The event reportedly sold out in two minutes. Hans/King has already performed this year, at Glastonbury, to indulgent reviews, and now many more dates are being added to his tour schedule. Then there’s Kurupt FM, the fictional characters behind Brentford’s premier pirate radio station in the BBC comedy People Just Do Nothing, who’ve become a hugely popular act by performing spoof sets in clubs and festivals, often posing for Instagram photos with genuine, high profile artists from the garage and grime communities. Their act began as a YouTube parody of a particular DJ culture, but now they’ve gone almost behind satire. What, exactly, is going on?

Comedic depictions of deejays are nothing new. The pompous DJ is a target ripe for satire, and you can trace it back to the 90s. Some may remember Smashie and Nicey, Harry Enfield and Paul Whitehouse’s affectionate send up of DJs like Tony Blackburn; most will know Alan Partridge; others might know Frankie Wilde from It’s All Gone Pete Tong. But this Super Hans gig, and PJDN’s, represent a weirder development: the transition from watching fictional DJs, in a fictionalised setting on screen, to watching parody DJs, in the real world, in the flesh.

People have watched DJs for other reasons than just music since the start – to be part of a counterculture, to be seen, to avoid disapproving bourgeois sensibilities, and so on – but now they want to be part of some post-ironic joke too. This fills me with dread. These parodies are funny, as far as they go, but their mere existence ‘in the real world’, as acts you can go and pay to see perform in a club, is another sign we struggle to enjoy things sincerely any more. To make matters worse, a lot of what we do apparently enjoy is pastiche, increasingly detached from reality.

Maybe what’s happening is that postmodernity – that jumble of cultural and economic forces we presently live under – has turned art into an ouroboros; a snake that eats its own tail, forever gorging on itself. As Mark Fisher has argued, this means very little new culture is being created – only new ways of exploiting the old. Maybe, in the absence of genuinely new things, this is why we’re increasingly choosing pastiche over reality: why observe reality, or even watch reality TV, when you can watch confected ‘scripted reality’ like TOWIE and Made in Chelsea? Why is WWE so much more entertaining than Greco-Roman wrestling? Why watch a real DJ when you can watch a simulation of one – with added jokes? Maybe French philosopher Jean Baudrillard was right, and we can’t – or don’t want to – distinguish between reality and simulations of reality any more. Welcome, then, to ‘hyperreality’: a confusing haze of words, signs and symbols, where a parody of a DJ resonates just as much – perhaps more – than the real thing.

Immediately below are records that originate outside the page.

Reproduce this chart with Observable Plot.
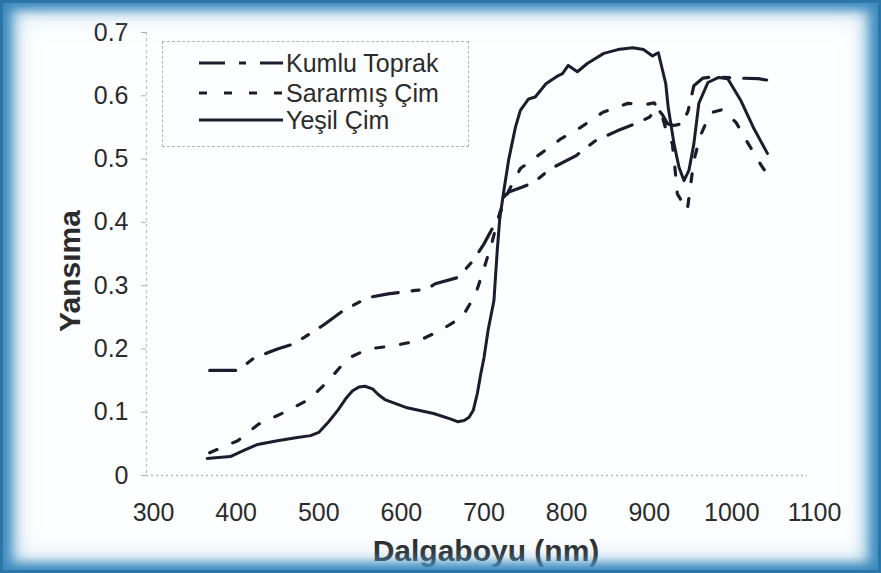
<!DOCTYPE html>
<html>
<head>
<meta charset="utf-8">
<script src="https://cdn.jsdelivr.net/npm/d3@7"></script>
<script src="https://cdn.jsdelivr.net/npm/@observablehq/plot@0.6"></script>
<style>
  html, body { margin:0; padding:0; background:#ffffff; }
  #wrap { position:relative; width:881px; height:573px; overflow:hidden; background:#fdfeff; font-family:"Liberation Sans", Arial, sans-serif; }
  #chart { position:absolute; left:0; top:0; }
  #legend { position:absolute; left:162px; top:41px; width:307px; height:106px; border:1.5px dashed #b5b5b5; box-sizing:border-box; }
  .row { position:absolute; left:35px; height:30px; display:flex; align-items:center; font-size:25px; color:#2b2b2b; }
  .row svg { margin-right:2px; }
  #frame { position:absolute; left:0; top:0; width:881px; height:573px; pointer-events:none;
    box-shadow: inset 0 0 0 3px #2b75a7, inset 0 0 12px 8px #3a8abd, inset 10px 0 16px 2px rgba(70,145,195,0.8), inset -10px 0 16px 2px rgba(70,145,195,0.8), inset 0 0 26px 12px rgba(140,190,220,0.5); }
</style>
</head>
<body>
<div id="wrap">
  <div id="chart"></div>
  <div id="legend"></div>
  <div id="frame"></div>
</div>
<script>
// Series names
const seriesNames = ["Kumlu Toprak", "Sararmış Çim", "Yeşil Çim"];

// Kumlu Toprak
const kumluX = [368, 402, 421, 450, 470, 482, 505, 529, 559, 584, 614, 630, 641, 669, 687, 700, 710, 718, 724, 730, 745, 760, 781, 811, 835, 862, 887, 900, 910, 916, 922, 930, 940, 947, 954, 965, 978, 1007, 1032, 1042];
const kumluY = [0.166, 0.166, 0.185, 0.200, 0.208, 0.218, 0.237, 0.260, 0.281, 0.287, 0.292, 0.294, 0.303, 0.313, 0.340, 0.366, 0.390, 0.408, 0.440, 0.448, 0.455, 0.463, 0.485, 0.505, 0.529, 0.545, 0.558, 0.566, 0.580, 0.570, 0.556, 0.553, 0.556, 0.576, 0.616, 0.628, 0.630, 0.628, 0.627, 0.625];

// Sararmış Çim
const sararmisX = [368, 377, 402, 427, 457, 488, 512, 535, 560, 590, 621, 647, 674, 690, 700, 710, 718, 730, 744, 769, 793, 817, 844, 874, 895, 906, 916, 920, 928, 931, 934, 946, 950, 954, 962, 974, 988, 1005, 1020, 1037, 1042];
const sararmisY = [0.036, 0.041, 0.055, 0.081, 0.099, 0.120, 0.150, 0.185, 0.200, 0.205, 0.213, 0.229, 0.251, 0.287, 0.327, 0.370, 0.410, 0.450, 0.485, 0.509, 0.532, 0.550, 0.574, 0.588, 0.586, 0.589, 0.566, 0.548, 0.524, 0.487, 0.445, 0.419, 0.458, 0.498, 0.537, 0.573, 0.578, 0.558, 0.524, 0.487, 0.478];

// Yeşil Çim
const yesilX = [365, 375, 393, 410, 426, 450, 474, 490, 500, 512, 523, 533, 541, 549, 556, 565, 572, 580, 607, 639, 660, 668, 676, 682, 687, 692, 696, 700, 705, 712, 716, 719, 724, 730, 738, 744, 754, 762, 775, 790, 795, 802, 813, 825, 845, 862, 880, 893, 904, 911, 920, 923, 930, 936, 942, 948, 954, 960, 971, 984, 995, 1011, 1026, 1043];
const yesilY = [0.027, 0.028, 0.030, 0.040, 0.049, 0.055, 0.060, 0.063, 0.068, 0.085, 0.103, 0.122, 0.134, 0.140, 0.141, 0.137, 0.128, 0.120, 0.107, 0.098, 0.089, 0.085, 0.087, 0.092, 0.103, 0.130, 0.160, 0.186, 0.230, 0.276, 0.355, 0.405, 0.450, 0.500, 0.550, 0.577, 0.595, 0.598, 0.619, 0.632, 0.635, 0.648, 0.638, 0.651, 0.667, 0.673, 0.676, 0.673, 0.663, 0.668, 0.619, 0.581, 0.524, 0.487, 0.466, 0.482, 0.524, 0.588, 0.621, 0.629, 0.627, 0.592, 0.550, 0.509];

// Axis ticks and titles
const xTicks = [300, 400, 500, 600, 700, 800, 900, 1000, 1100];
const yTicks = [0, 0.1, 0.2, 0.3, 0.4, 0.5, 0.6, 0.7];
const xTitle = "Dalgaboyu (nm)";
const yTitle = "Yansıma";

const lineColor = "#1c1d2c";
const dashes = ["26,14,7,14", "8,17", null];

const toRows = (xs, ys) => xs.map((x, i) => ({x, y: ys[i]}));
const kumlu = toRows(kumluX, kumluY);
const sararmis = toRows(sararmisX, sararmisY);
const yesil = toRows(yesilX, yesilY);

const fmtY = d => d === 0 ? "0" : d.toFixed(1);
const fmtX = d => String(d);

const chart = Plot.plot({
  width: 881,
  height: 573,
  marginLeft: 153,
  marginRight: 67,
  marginTop: 32,
  marginBottom: 98,
  style: {fontFamily: "'Liberation Sans', Arial, sans-serif", fontSize: "25px", color: "#2b2b2b", background: "transparent", overflow: "visible"},
  x: {domain: [300, 1100]},
  y: {domain: [0, 0.7]},
  marks: [
    Plot.ruleY([0], {stroke: "#b8b8b8", strokeDasharray: "2,3", strokeWidth: 1.5, dx: -7}),
    Plot.ruleX([300], {dx: -7, stroke: "#c4c4c4", strokeDasharray: "3,3", strokeWidth: 1.2}),
    Plot.axisY({ticks: yTicks, tickFormat: fmtY, dx: -7, tickSize: 5, tickPadding: 13, stroke: "#b0b0b0", label: null}),
    Plot.axisX({ticks: xTicks, tickFormat: fmtX, tickSize: 0, tickPadding: 28, label: null}),
    Plot.line(sararmis, {x: "x", y: "y", stroke: lineColor, strokeWidth: 3.2, strokeDasharray: dashes[1]}),
    Plot.line(kumlu, {x: "x", y: "y", stroke: lineColor, strokeWidth: 3.2, strokeDasharray: dashes[0]}),
    Plot.line(yesil, {x: "x", y: "y", stroke: lineColor, strokeWidth: 3, strokeLinejoin: "round"}),
    Plot.text([yTitle], {frameAnchor: "left", textAnchor: "middle", lineAnchor: "middle", dx: -83, dy: 17, rotate: -90, fontWeight: "bold", fontSize: 30, fill: "#2b2b2b"}),
    Plot.text([xTitle], {frameAnchor: "bottom", textAnchor: "middle", lineAnchor: "middle", dx: 2, dy: 76, fontWeight: "bold", fontSize: 30, fill: "#2b2b2b"})
  ]
});
document.getElementById("chart").appendChild(chart);

// Legend (HTML)
const legend = document.getElementById("legend");
const rowTops = [6, 36, 63];
seriesNames.forEach((name, i) => {
  const row = document.createElement("div");
  row.className = "row";
  row.style.top = rowTops[i] + "px";
  const ns = "http://www.w3.org/2000/svg";
  const svg = document.createElementNS(ns, "svg");
  svg.setAttribute("width", 86);
  svg.setAttribute("height", 10);
  const ln = document.createElementNS(ns, "line");
  ln.setAttribute("x1", 1); ln.setAttribute("x2", 85);
  ln.setAttribute("y1", 5); ln.setAttribute("y2", 5);
  ln.setAttribute("stroke", lineColor);
  ln.setAttribute("stroke-width", 3.2);
  if (dashes[i]) ln.setAttribute("stroke-dasharray", dashes[i]);
  svg.appendChild(ln);
  row.appendChild(svg);
  const t = document.createElement("span");
  t.textContent = name;
  row.appendChild(t);
  legend.appendChild(row);
});
</script>
</body>
</html>
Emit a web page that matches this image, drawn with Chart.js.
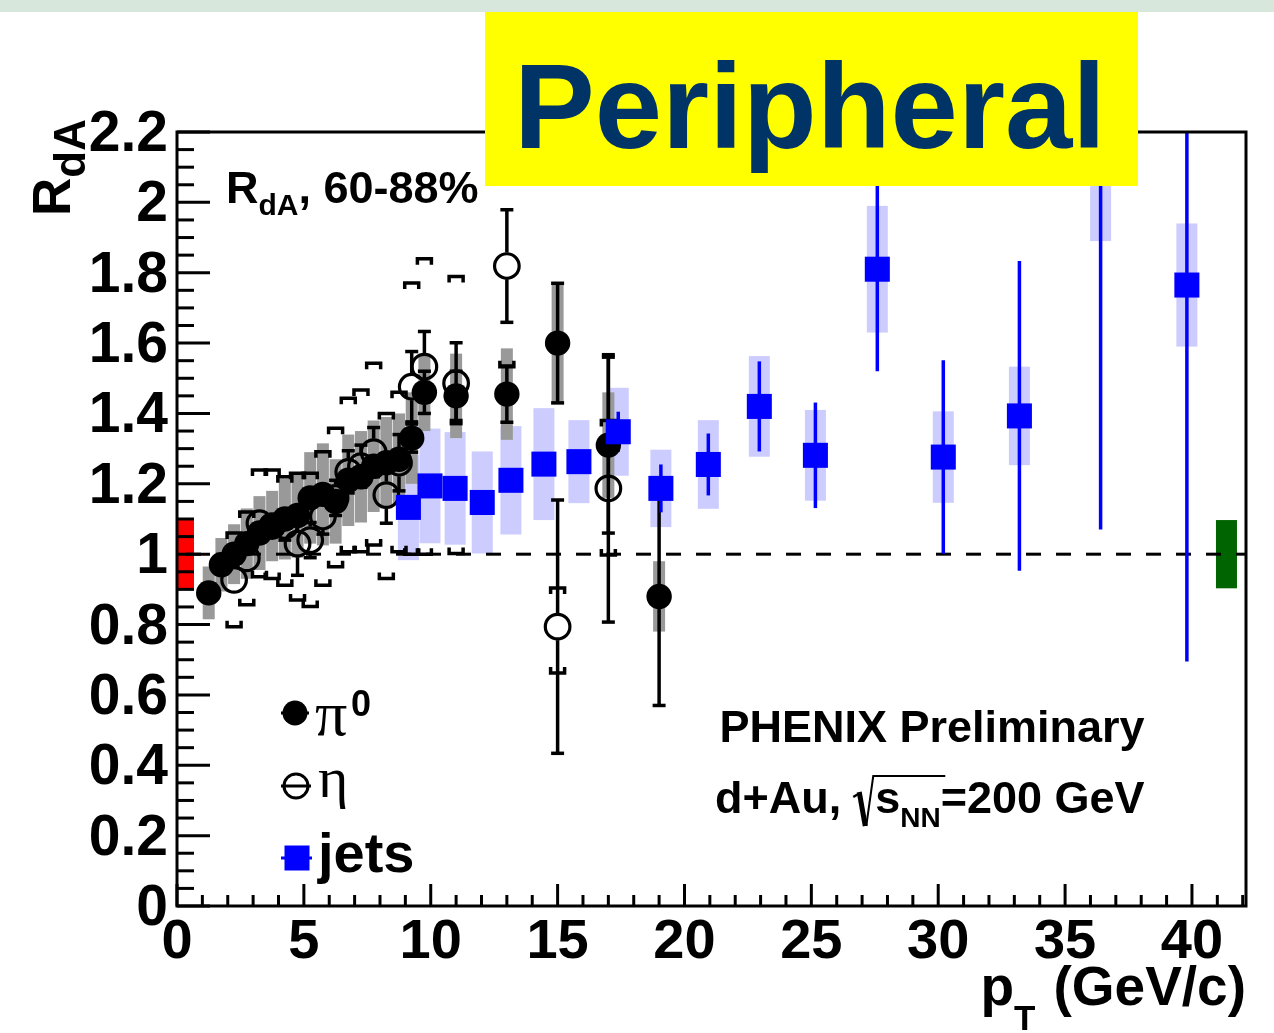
<!DOCTYPE html>
<html>
<head>
<meta charset="utf-8">
<title>RdA peripheral</title>
<script src="https://cdn.jsdelivr.net/npm/chart.js@4.4.1/dist/chart.umd.min.js"></script>
<style>
  html, body { margin: 0; padding: 0; background: #fff; }
  #wrap { width: 1274px; height: 1033px; }
</style>
</head>
<body>
<div id="wrap"><canvas id="c" width="1274" height="1033"></canvas></div>
<script>
// ─── Data ────────────────────────────────────────────────────────────────────
// pi0, filled circles: stat error (symmetric), sys half-height (gray box)
const pi0Pt   = [1.25, 1.75, 2.25, 2.75, 3.25, 3.75, 4.25, 4.75, 5.25, 5.75, 6.25, 6.75, 7.25, 7.75, 8.25, 8.75, 9.25, 9.75, 11, 13, 15, 17, 19];
const pi0R    = [0.89, 0.97, 1.00, 1.03, 1.06, 1.08, 1.10, 1.11, 1.16, 1.17, 1.15, 1.21, 1.22, 1.25, 1.26, 1.27, 1.33, 1.46, 1.45, 1.455, 1.60, 1.31, 0.88];
const pi0Stat = [0.01, 0.01, 0.01, 0.01, 0.01, 0.01, 0.01, 0.015, 0.015, 0.02, 0.02, 0.02, 0.02, 0.025, 0.025, 0.03, 0.04, 0.06, 0.07, 0.08, 0.17, 0.25, 0.31];
const pi0Sys  = [0.075, 0.076, 0.085, 0.1, 0.105, 0.1, 0.115, 0.12, 0.13, 0.145, 0.12, 0.13, 0.13, 0.13, 0.13, 0.13, 0.13, 0.11, 0.12, 0.13, 0.17, 0.15, 0.1];

// eta, open circles: stat error, sys down / up (brackets)
const etaPt    = [2.25, 2.75, 3.25, 3.75, 4.25, 4.75, 5.25, 5.75, 6.25, 6.75, 7.25, 7.75, 8.25, 8.75, 9.25, 9.75, 11, 13, 15, 17];
const etaR     = [0.927, 0.988, 1.088, 1.08, 1.08, 1.03, 1.04, 1.107, 1.16, 1.234, 1.25, 1.29, 1.168, 1.26, 1.476, 1.533, 1.486, 1.819, 0.794, 1.187];
const etaStat  = [0.03, 0.03, 0.03, 0.03, 0.04, 0.09, 0.05, 0.05, 0.05, 0.06, 0.06, 0.07, 0.08, 0.08, 0.1, 0.1, 0.115, 0.16, 0.36, 0.38];
const etaSysDn = [0.133, 0.132, 0.152, 0.149, 0.168, 0.16, 0.189, 0.195, 0.196, 0.227, 0.243, 0.264, 0.237, 0.253, 0.476, 0.533, 0.484, 0.286, 0.132, 0.189];
const etaSysUp = [0.133, 0.132, 0.151, 0.159, 0.14, 0.2, 0.19, 0.184, 0.198, 0.209, 0.217, 0.253, 0.232, 0.2, 0.295, 0.307, 0.303, 0.28, 0.11, 0.193];

// jets, blue squares: stat error (blue line), sys half-height (lavender box)
const jetPt   = [9.12, 9.97, 10.96, 12.03, 13.16, 14.46, 15.84, 17.39, 19.07, 20.94, 22.95, 25.16, 27.6, 30.2, 33.2, 36.4, 39.8];
const jetR    = [1.133, 1.194, 1.187, 1.147, 1.21, 1.256, 1.263, 1.348, 1.187, 1.255, 1.42, 1.281, 1.81, 1.276, 1.393, 2.12, 1.765];
const jetStat = [0.02, 0.03, 0.03, 0.03, 0.03, 0.03, 0.015, 0.057, 0.068, 0.088, 0.128, 0.15, 0.29, 0.275, 0.44, 1.05, 1.07];
const jetSys  = [0.15, 0.163, 0.16, 0.145, 0.154, 0.159, 0.118, 0.125, 0.11, 0.126, 0.143, 0.129, 0.18, 0.13, 0.14, 0.23, 0.175];

// normalisation uncertainty boxes around R=1 (hadrons left, jets right)
const normPt  = [0.355, 41.36];
const normErr = [0.097, 0.097];

// axes
const xMin = 0, xMax = 42.13, yMin = 0, yMax = 2.2;
const xTicks = [0, 5, 10, 15, 20, 25, 30, 35, 40];
const xTickLabels = ['0', '5', '10', '15', '20', '25', '30', '35', '40'];
const yTicks = [0, 0.2, 0.4, 0.6, 0.8, 1, 1.2, 1.4, 1.6, 1.8, 2, 2.2];
const yTickLabels = ['0', '0.2', '0.4', '0.6', '0.8', '1', '1.2', '1.4', '1.6', '1.8', '2', '2.2'];

// ─── Style ───────────────────────────────────────────────────────────────────
const SANS  = '"Liberation Sans", Arial, Helvetica, sans-serif';
const SERIF = '"Liberation Serif", "DejaVu Serif", serif';
const BLUE  = '#0000ff';
const LAV   = '#ccccff';
const GRAY  = '#999999';
const NAVY  = '#003366';

function pts(xs, ys) { return xs.map((x, i) => ({ x: x, y: ys[i] })); }

function txt(ctx, s, x, y, size, o) {
    o = o || {};
    ctx.font = (o.weight || 'bold') + ' ' + size + 'px ' + (o.family || SANS);
    ctx.textAlign = o.align || 'left';
    ctx.textBaseline = 'alphabetic';
    ctx.fillStyle = o.color || '#000';
    ctx.fillText(s, x, y);
    return ctx.measureText(s).width;
}

function vline(ctx, x, y0, y1) { ctx.beginPath(); ctx.moveTo(x, y0); ctx.lineTo(x, y1); ctx.stroke(); }
function hline(ctx, x0, x1, y) { ctx.beginPath(); ctx.moveTo(x0, y); ctx.lineTo(x1, y); ctx.stroke(); }

// ─── Error boxes / bars, drawn under the markers ─────────────────────────────
const errorPlugin = {
    id: 'errors',
    beforeDatasetsDraw(chart) {
        const { ctx, chartArea: a, scales: { x, y } } = chart;
        ctx.save();
        ctx.beginPath();
        ctx.rect(a.left, a.top, a.right - a.left, a.bottom - a.top);
        ctx.clip();

        // jets sys (lavender)
        ctx.fillStyle = LAV;
        jetPt.forEach((p, i) => {
            const px = x.getPixelForValue(p);
            const t = y.getPixelForValue(jetR[i] + jetSys[i]);
            const b = y.getPixelForValue(jetR[i] - jetSys[i]);
            ctx.fillRect(px - 10.5, t, 21, b - t);
        });
        // pi0 sys (gray)
        ctx.fillStyle = GRAY;
        pi0Pt.forEach((p, i) => {
            const px = x.getPixelForValue(p);
            const t = y.getPixelForValue(pi0R[i] + pi0Sys[i]);
            const b = y.getPixelForValue(pi0R[i] - pi0Sys[i]);
            ctx.fillRect(px - 6, t, 12, b - t);
        });
        // normalisation boxes
        ['#ff0000', '#006400'].forEach((col, i) => {
            const px = x.getPixelForValue(normPt[i]);
            const t = y.getPixelForValue(1 + normErr[i]);
            const b = y.getPixelForValue(1 - normErr[i]);
            const w = i === 0 ? 16 : 21;
            ctx.fillStyle = col;
            ctx.fillRect(px - w / 2, t, w, b - t);
        });

        // dashed line at 1
        ctx.strokeStyle = '#000';
        ctx.lineWidth = 3;
        ctx.setLineDash([15, 15]);
        ctx.lineDashOffset = 21;
        hline(ctx, a.left, a.right, y.getPixelForValue(1));
        ctx.setLineDash([]);

        // eta sys brackets
        ctx.lineWidth = 3.5;
        etaPt.forEach((p, i) => {
            const px = x.getPixelForValue(p);
            const t = y.getPixelForValue(etaR[i] + etaSysUp[i]);
            const b = y.getPixelForValue(etaR[i] - etaSysDn[i]);
            ctx.beginPath();
            ctx.moveTo(px - 7, t + 6); ctx.lineTo(px - 7, t); ctx.lineTo(px + 7, t); ctx.lineTo(px + 7, t + 6);
            ctx.moveTo(px - 7, b - 6); ctx.lineTo(px - 7, b); ctx.lineTo(px + 7, b); ctx.lineTo(px + 7, b - 6);
            ctx.stroke();
        });

        // stat bars with caps, skipping the marker
        function bars(xs, ys, es, r) {
            xs.forEach((p, i) => {
                const px = x.getPixelForValue(p);
                const c = y.getPixelForValue(ys[i]);
                const t = y.getPixelForValue(ys[i] + es[i]);
                const b = y.getPixelForValue(ys[i] - es[i]);
                if (c - t > r) {
                    vline(ctx, px, c - r, t);
                    hline(ctx, px - 6.5, px + 6.5, t);
                }
                if (b - c > r) {
                    vline(ctx, px, c + r, b);
                    hline(ctx, px - 6.5, px + 6.5, b);
                }
            });
        }
        ctx.strokeStyle = '#000';
        ctx.lineWidth = 3.5;
        bars(pi0Pt, pi0R, pi0Stat, 12);
        bars(etaPt, etaR, etaStat, 13.5);

        // jets stat (blue, no caps)
        ctx.strokeStyle = BLUE;
        ctx.lineWidth = 3.5;
        jetPt.forEach((p, i) => {
            const px = x.getPixelForValue(p);
            vline(ctx, px, y.getPixelForValue(jetR[i] + jetStat[i]), y.getPixelForValue(jetR[i] - jetStat[i]));
        });
        ctx.restore();
    }
};

// ─── Frame, ticks, labels, legend, title box ─────────────────────────────────
const decorPlugin = {
    id: 'decor',
    beforeDraw(chart) {
        const ctx = chart.ctx;
        ctx.save();
        ctx.fillStyle = '#ffffff';
        ctx.fillRect(0, 0, chart.width, chart.height);
        ctx.fillStyle = '#d8e7db';
        ctx.fillRect(0, 0, chart.width, 12);
        ctx.restore();
    },
    afterDraw(chart) {
        const { ctx, chartArea: a, scales: { x, y } } = chart;
        ctx.save();
        ctx.strokeStyle = '#000';
        ctx.lineWidth = 3;
        ctx.strokeRect(a.left, a.top, a.right - a.left, a.bottom - a.top);

        // x ticks (inside, pointing up)
        for (let v = 0; v <= 42; v++) {
            const px = x.getPixelForValue(v);
            vline(ctx, px, a.bottom, a.bottom - (v % 5 === 0 ? 22 : 11));
        }
        // y ticks (inside, pointing right)
        for (let k = 0; k <= 44; k++) {
            const py = y.getPixelForValue(k * 0.05);
            hline(ctx, a.left, a.left + (k % 4 === 0 ? 33 : 17), py);
        }

        // tick labels
        xTicks.forEach((v, i) => txt(ctx, xTickLabels[i], x.getPixelForValue(v), 958, 56, { align: 'center' }));
        yTicks.forEach((v, i) => txt(ctx, yTickLabels[i], 168, y.getPixelForValue(v) + 19, 57, { align: 'right' }));

        // x title: p_T (GeV/c)
        ctx.font = 'bold 55px ' + SANS;
        const wg = ctx.measureText('(GeV/c)').width;
        const gx = a.right - wg;
        txt(ctx, '(GeV/c)', gx, 1005, 55);
        ctx.font = 'bold 35px ' + SANS;
        const wt = ctx.measureText('T').width;
        txt(ctx, 'T', gx - 18 - wt, 1030, 35);
        ctx.font = 'bold 55px ' + SANS;
        const wp = ctx.measureText('p').width;
        txt(ctx, 'p', gx - 18 - wt - wp, 1005, 55);

        // y title: R_dA (rotated)
        ctx.save();
        ctx.translate(70, 216);
        ctx.rotate(-Math.PI / 2);
        const wr = txt(ctx, 'R', 0, 0, 53);
        txt(ctx, 'dA', wr, 15, 44);
        ctx.restore();

        // in-frame label
        let cx = 226;
        cx += txt(ctx, 'R', cx, 203, 45);
        cx += txt(ctx, 'dA', cx, 215, 30);
        txt(ctx, ', 60-88%', cx, 203, 45);

        // PHENIX labels
        txt(ctx, 'PHENIX Preliminary', 932, 742, 45, { align: 'center' });
        cx = 715;
        cx += txt(ctx, 'd+Au,', cx, 813, 45);
        ctx.lineWidth = 2.5;
        ctx.beginPath();
        ctx.moveTo(cx + 12, 797); ctx.lineTo(cx + 17, 794);
        ctx.stroke();
        ctx.lineWidth = 5;
        ctx.beginPath();
        ctx.moveTo(cx + 18, 792); ctx.lineTo(cx + 24, 826);
        ctx.stroke();
        ctx.lineWidth = 2;
        ctx.beginPath();
        ctx.moveTo(cx + 25, 826); ctx.lineTo(cx + 32, 776); ctx.lineTo(cx + 104, 776);
        ctx.stroke();
        cx += 34;
        cx += txt(ctx, 's', cx, 813, 45);
        cx += txt(ctx, 'NN', cx, 827, 28);
        txt(ctx, '=200 GeV', cx, 813, 45);

        // legend
        ctx.lineWidth = 3;
        ctx.strokeStyle = '#000';
        hline(ctx, 281, 309, 713);
        ctx.fillStyle = '#000';
        ctx.beginPath(); ctx.arc(295, 713, 12.5, 0, Math.PI * 2); ctx.fill();
        txt(ctx, 'π', 315, 735, 64, { weight: 'normal', family: SERIF });
        txt(ctx, '0', 351, 716, 36);

        hline(ctx, 281, 311, 786);
        ctx.beginPath(); ctx.arc(296, 786, 12, 0, Math.PI * 2); ctx.stroke();
        txt(ctx, 'η', 318, 797, 58, { weight: 'normal', family: SERIF });

        ctx.strokeStyle = BLUE;
        hline(ctx, 281, 312, 858);
        ctx.fillStyle = BLUE;
        ctx.fillRect(284.5, 845.5, 25, 25);
        txt(ctx, 'jets', 318, 872, 56);

        // title box
        ctx.fillStyle = '#ffff00';
        ctx.fillRect(485, 12, 653, 174);
        txt(ctx, 'Peripheral', 810, 148, 121, { align: 'center', color: NAVY });
        ctx.restore();
    }
};

// ─── Chart ───────────────────────────────────────────────────────────────────
new Chart(document.getElementById('c'), {
    type: 'scatter',
    data: {
        datasets: [
            {
                label: 'jets',
                data: pts(jetPt, jetR),
                pointStyle: 'rect',
                pointRadius: 17.7,
                backgroundColor: BLUE,
                borderWidth: 0,
            },
            {
                label: 'eta',
                data: pts(etaPt, etaR),
                pointStyle: 'circle',
                pointRadius: 12.3,
                backgroundColor: 'rgba(0,0,0,0)',
                borderColor: '#000',
                borderWidth: 3.2,
            },
            {
                label: 'pi0',
                data: pts(pi0Pt, pi0R),
                pointStyle: 'circle',
                pointRadius: 12.7,
                backgroundColor: '#000',
                borderWidth: 0,
            },
        ],
    },
    options: {
        responsive: false,
        animation: false,
        devicePixelRatio: 1,
        events: [],
        layout: { padding: { left: 177, right: 28, top: 132, bottom: 127 } },
        scales: {
            x: { type: 'linear', min: xMin, max: xMax, display: false },
            y: { type: 'linear', min: yMin, max: yMax, display: false },
        },
        plugins: { legend: { display: false }, tooltip: { enabled: false } },
    },
    plugins: [decorPlugin, errorPlugin],
});
</script>
</body>
</html>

We could go deeper down the rabbit hole and pursue ever more complicated sociological explanations of the parody DJs, but my main point is this: they’re not as good as the real thing. Presumably, the people going to PJDN and Super Hans gigs think it’s funny and like the music played. And the jokes can indeed be funny. But is watching a parody DJ as fun, vital and potentially life-changing as seeing one who’s spent years listening to, selecting and mixing records? I don’t think so. The halcyon days of Paradise Garage and 90s rave are still just about perceptible in the unguarded joy you see at some club nights, but they won’t be for much longer if we continue to shroud our tastes in knowing post-irony. For things to change, we need the shock of the new – a bonfire of the banalities – and some sincerity. If people disagree, and these parody DJs become increasingly popular, just remember that people can also be bigots and fools. After all, as Super Hans himself once said, “people? You can’t trust people. People voted for the Nazis; people like Coldplay.”